What you need to do: Each line below must be set down exactly; omit any image you find.

Supplied information:
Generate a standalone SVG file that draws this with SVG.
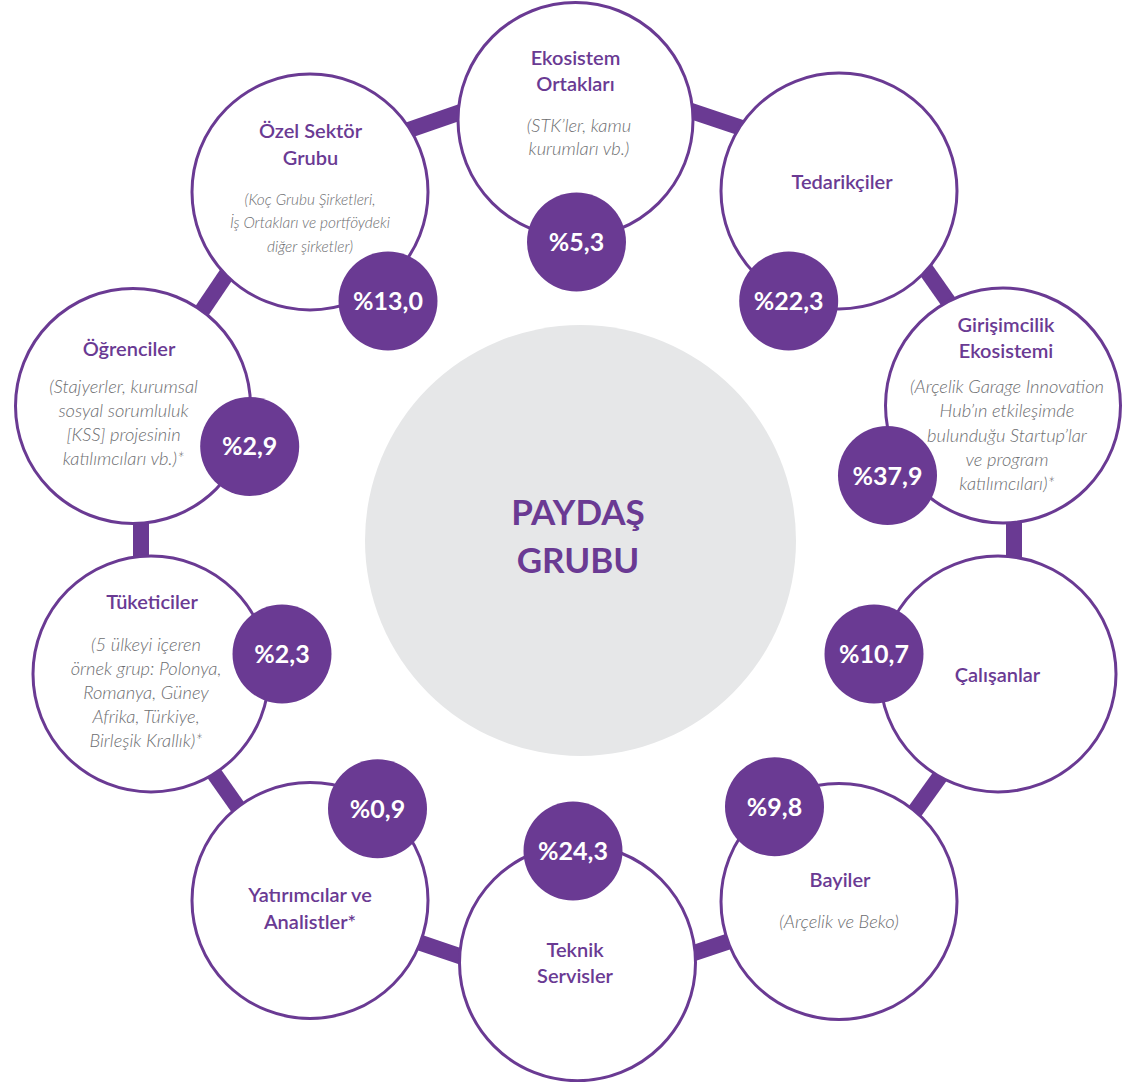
<svg xmlns="http://www.w3.org/2000/svg" width="1127" height="1082" viewBox="0 0 1127 1082">
<style>
.ring{fill:#ffffff;stroke:#6a3a93;stroke-width:3}
.badge{fill:#6a3a93}
.conn{stroke:#6a3a93;stroke-width:16;fill:none}
.t{font-family:Lato,"Noto Sans",sans-serif;font-weight:600;font-size:20px;fill:#6a3a93;text-anchor:middle}
.s{font-family:Lato,"Noto Sans",sans-serif;font-weight:300;font-style:italic;font-size:18.3px;fill:#6d6e71;text-anchor:middle}
.s2{font-size:15.4px}
.b{font-family:Lato,"Noto Sans",sans-serif;font-weight:700;font-size:25px;fill:#ffffff;text-anchor:middle}
.c{font-family:Lato,"Noto Sans",sans-serif;font-weight:700;font-size:35px;fill:#6a3a93;text-anchor:middle}
</style>
<rect width="1127" height="1082" fill="#ffffff"/>
<g id="connectors">
<line class="conn" x1="384.7" y1="138.4" x2="479.3" y2="105.6"/>
<line class="conn" x1="670.6" y1="104.1" x2="765.4" y2="135.9"/>
<line class="conn" x1="909.2" y1="246" x2="966.8" y2="328"/>
<line class="conn" x1="1014" y1="490" x2="1014" y2="590"/>
<line class="conn" x1="957.2" y1="752.4" x2="898.9" y2="833.6"/>
<line class="conn" x1="664.5" y1="962.8" x2="759.5" y2="931.2"/>
<line class="conn" x1="391.1" y1="932.9" x2="485.9" y2="965"/>
<line class="conn" x1="196.2" y1="748.1" x2="253.8" y2="829.9"/>
<line class="conn" x1="141" y1="490" x2="141" y2="590"/>
<line class="conn" x1="184.9" y1="335.9" x2="241" y2="253"/>
</g>
<g id="center">
<circle cx="580.5" cy="540.5" r="215.5" fill="#e6e7e8"/>
<text class="c" x="578" y="525">PAYDAŞ</text>
<text class="c" x="578" y="573">GRUBU</text>
</g>
<g id="ekosistem">
<circle class="ring" cx="575.5" cy="120" r="117.5"/>
<circle class="badge" cx="576.5" cy="242" r="49.5"/>
<text class="t" x="575.5" y="65">Ekosistem</text>
<text class="t" x="575.5" y="91">Ortakları</text>
<text class="s" x="579" y="132">(STK’ler, kamu</text>
<text class="s" x="579" y="155">kurumları vb.)</text>
<text class="b" x="576.5" y="251">%5,3</text>
</g>
<g id="tedarikciler">
<circle class="ring" cx="839" cy="191" r="118"/>
<circle class="badge" cx="788.7" cy="301" r="49.5"/>
<text class="t" x="842" y="189">Tedarikçiler</text>
<text class="b" x="788.7" y="310">%22,3</text>
</g>
<g id="girisimcilik">
<circle class="ring" cx="1003" cy="405.5" r="117.5"/>
<circle class="badge" cx="887.5" cy="475.5" r="49.5"/>
<text class="t" x="1006" y="332">Girişimcilik</text>
<text class="t" x="1006" y="358">Ekosistemi</text>
<text class="s" x="1007" y="393">(Arçelik Garage Innovation</text>
<text class="s" x="1007" y="417">Hub’ın etkileşimde</text>
<text class="s" x="1007" y="442">bulunduğu Startup’lar</text>
<text class="s" x="1007" y="466">ve program</text>
<text class="s" x="1007" y="490">katılımcıları)*</text>
<text class="b" x="887.5" y="484.5">%37,9</text>
</g>
<g id="calisanlar">
<circle class="ring" cx="998" cy="674" r="118"/>
<circle class="badge" cx="874" cy="654" r="49.5"/>
<text class="t" x="997.5" y="682">Çalışanlar</text>
<text class="b" x="874" y="663">%10,7</text>
</g>
<g id="bayiler">
<circle class="ring" cx="839" cy="901.5" r="118"/>
<circle class="badge" cx="774.5" cy="806.7" r="49.5"/>
<text class="t" x="840" y="887">Bayiler</text>
<text class="s" x="839" y="928">(Arçelik ve Beko)</text>
<text class="b" x="774.5" y="815.7">%9,8</text>
</g>
<g id="teknik">
<circle class="ring" cx="577.5" cy="962.7" r="118"/>
<circle class="badge" cx="573" cy="851" r="49.5"/>
<text class="t" x="575" y="957">Teknik</text>
<text class="t" x="575" y="983">Servisler</text>
<text class="b" x="573" y="860">%24,3</text>
</g>
<g id="yatirimcilar">
<circle class="ring" cx="310" cy="900.5" r="118"/>
<circle class="badge" cx="377.5" cy="808.7" r="49.5"/>
<text class="t" x="310" y="902">Yatırımcılar ve</text>
<text class="t" x="310" y="929">Analistler*</text>
<text class="b" x="377.5" y="817.7">%0,9</text>
</g>
<g id="tuketiciler">
<circle class="ring" cx="151" cy="674" r="118"/>
<circle class="badge" cx="282" cy="654" r="49.5"/>
<text class="t" x="152" y="609">Tüketiciler</text>
<text class="s" x="146" y="651">(5 ülkeyi içeren</text>
<text class="s" x="146" y="675">örnek grup: Polonya,</text>
<text class="s" x="146" y="699">Romanya, Güney</text>
<text class="s" x="146" y="723">Afrika, Türkiye,</text>
<text class="s" x="146" y="747">Birleşik Krallık)*</text>
<text class="b" x="282" y="663">%2,3</text>
</g>
<g id="ogrenciler">
<circle class="ring" cx="133" cy="406" r="117.5"/>
<circle class="badge" cx="249.7" cy="446.4" r="49.5"/>
<text class="t" x="129" y="356">Öğrenciler</text>
<text class="s" x="123.5" y="393">(Stajyerler, kurumsal</text>
<text class="s" x="123.5" y="417">sosyal sorumluluk</text>
<text class="s" x="123.5" y="441">[KSS] projesinin</text>
<text class="s" x="123.5" y="465">katılımcıları vb.)*</text>
<text class="b" x="249.7" y="455.4">%2,9</text>
</g>
<g id="ozel">
<circle class="ring" cx="310" cy="192" r="118"/>
<circle class="badge" cx="388" cy="301" r="49.5"/>
<text class="t" x="310.5" y="138">Özel Sektör</text>
<text class="t" x="310.5" y="165">Grubu</text>
<text class="s s2" x="310" y="205">(Koç Grubu Şirketleri,</text>
<text class="s s2" x="310" y="228">İş Ortakları ve portföydeki</text>
<text class="s s2" x="310" y="252">diğer şirketler)</text>
<text class="b" x="388" y="310">%13,0</text>
</g>
</svg>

Final result:
Generate a standalone SVG file that draws this with SVG.
<svg xmlns="http://www.w3.org/2000/svg" width="1127" height="1082" viewBox="0 0 1127 1082">
<style>
.ring{fill:#ffffff;stroke:#6a3a93;stroke-width:3}
.badge{fill:#6a3a93}
.conn{stroke:#6a3a93;stroke-width:16;fill:none}
.t{font-family:Lato,"Noto Sans",sans-serif;font-weight:600;font-size:20px;fill:#6a3a93;text-anchor:middle}
.s{font-family:Lato,"Noto Sans",sans-serif;font-weight:300;font-style:italic;font-size:18.3px;fill:#6d6e71;text-anchor:middle}
.s2{font-size:15.4px}
.b{font-family:Lato,"Noto Sans",sans-serif;font-weight:700;font-size:25px;fill:#ffffff;text-anchor:middle}
.c{font-family:Lato,"Noto Sans",sans-serif;font-weight:700;font-size:35px;fill:#6a3a93;text-anchor:middle}
</style>
<rect width="1127" height="1082" fill="#ffffff"/>
<g id="connectors">
<line class="conn" x1="384.7" y1="138.4" x2="479.3" y2="105.6"/>
<line class="conn" x1="670.6" y1="104.1" x2="765.4" y2="135.9"/>
<line class="conn" x1="909.2" y1="246" x2="966.8" y2="328"/>
<line class="conn" x1="1014" y1="490" x2="1014" y2="590"/>
<line class="conn" x1="957.2" y1="752.4" x2="898.9" y2="833.6"/>
<line class="conn" x1="664.5" y1="962.8" x2="759.5" y2="931.2"/>
<line class="conn" x1="391.1" y1="932.9" x2="485.9" y2="965"/>
<line class="conn" x1="196.2" y1="748.1" x2="253.8" y2="829.9"/>
<line class="conn" x1="141" y1="490" x2="141" y2="590"/>
<line class="conn" x1="184.9" y1="335.9" x2="241" y2="253"/>
</g>
<g id="center">
<circle cx="580.5" cy="540.5" r="215.5" fill="#e6e7e8"/>
<text class="c" x="578" y="525">PAYDAŞ</text>
<text class="c" x="578" y="573">GRUBU</text>
</g>
<g id="ekosistem">
<circle class="ring" cx="575.5" cy="120" r="117.5"/>
<circle class="badge" cx="576.5" cy="242" r="49.5"/>
<text class="t" x="575.5" y="65">Ekosistem</text>
<text class="t" x="575.5" y="91">Ortakları</text>
<text class="s" x="579" y="132">(STK’ler, kamu</text>
<text class="s" x="579" y="155">kurumları vb.)</text>
<text class="b" x="576.5" y="251">%5,3</text>
</g>
<g id="tedarikciler">
<circle class="ring" cx="839" cy="191" r="118"/>
<circle class="badge" cx="788.7" cy="301" r="49.5"/>
<text class="t" x="842" y="189">Tedarikçiler</text>
<text class="b" x="788.7" y="310">%22,3</text>
</g>
<g id="girisimcilik">
<circle class="ring" cx="1003" cy="405.5" r="117.5"/>
<circle class="badge" cx="887.5" cy="475.5" r="49.5"/>
<text class="t" x="1006" y="332">Girişimcilik</text>
<text class="t" x="1006" y="358">Ekosistemi</text>
<text class="s" x="1007" y="393">(Arçelik Garage Innovation</text>
<text class="s" x="1007" y="417">Hub’ın etkileşimde</text>
<text class="s" x="1007" y="442">bulunduğu Startup’lar</text>
<text class="s" x="1007" y="466">ve program</text>
<text class="s" x="1007" y="490">katılımcıları)*</text>
<text class="b" x="887.5" y="484.5">%37,9</text>
</g>
<g id="calisanlar">
<circle class="ring" cx="998" cy="674" r="118"/>
<circle class="badge" cx="874" cy="654" r="49.5"/>
<text class="t" x="997.5" y="682">Çalışanlar</text>
<text class="b" x="874" y="663">%10,7</text>
</g>
<g id="bayiler">
<circle class="ring" cx="839" cy="901.5" r="118"/>
<circle class="badge" cx="774.5" cy="806.7" r="49.5"/>
<text class="t" x="840" y="887">Bayiler</text>
<text class="s" x="839" y="928">(Arçelik ve Beko)</text>
<text class="b" x="774.5" y="815.7">%9,8</text>
</g>
<g id="teknik">
<circle class="ring" cx="577.5" cy="962.7" r="118"/>
<circle class="badge" cx="573" cy="851" r="49.5"/>
<text class="t" x="575" y="957">Teknik</text>
<text class="t" x="575" y="983">Servisler</text>
<text class="b" x="573" y="860">%24,3</text>
</g>
<g id="yatirimcilar">
<circle class="ring" cx="310" cy="900.5" r="118"/>
<circle class="badge" cx="377.5" cy="808.7" r="49.5"/>
<text class="t" x="310" y="902">Yatırımcılar ve</text>
<text class="t" x="310" y="929">Analistler*</text>
<text class="b" x="377.5" y="817.7">%0,9</text>
</g>
<g id="tuketiciler">
<circle class="ring" cx="151" cy="674" r="118"/>
<circle class="badge" cx="282" cy="654" r="49.5"/>
<text class="t" x="152" y="609">Tüketiciler</text>
<text class="s" x="146" y="651">(5 ülkeyi içeren</text>
<text class="s" x="146" y="675">örnek grup: Polonya,</text>
<text class="s" x="146" y="699">Romanya, Güney</text>
<text class="s" x="146" y="723">Afrika, Türkiye,</text>
<text class="s" x="146" y="747">Birleşik Krallık)*</text>
<text class="b" x="282" y="663">%2,3</text>
</g>
<g id="ogrenciler">
<circle class="ring" cx="133" cy="406" r="117.5"/>
<circle class="badge" cx="249.7" cy="446.4" r="49.5"/>
<text class="t" x="129" y="356">Öğrenciler</text>
<text class="s" x="123.5" y="393">(Stajyerler, kurumsal</text>
<text class="s" x="123.5" y="417">sosyal sorumluluk</text>
<text class="s" x="123.5" y="441">[KSS] projesinin</text>
<text class="s" x="123.5" y="465">katılımcıları vb.)*</text>
<text class="b" x="249.7" y="455.4">%2,9</text>
</g>
<g id="ozel">
<circle class="ring" cx="310" cy="192" r="118"/>
<circle class="badge" cx="388" cy="301" r="49.5"/>
<text class="t" x="310.5" y="138">Özel Sektör</text>
<text class="t" x="310.5" y="165">Grubu</text>
<text class="s s2" x="310" y="205">(Koç Grubu Şirketleri,</text>
<text class="s s2" x="310" y="228">İş Ortakları ve portföydeki</text>
<text class="s s2" x="310" y="252">diğer şirketler)</text>
<text class="b" x="388" y="310">%13,0</text>
</g>
</svg>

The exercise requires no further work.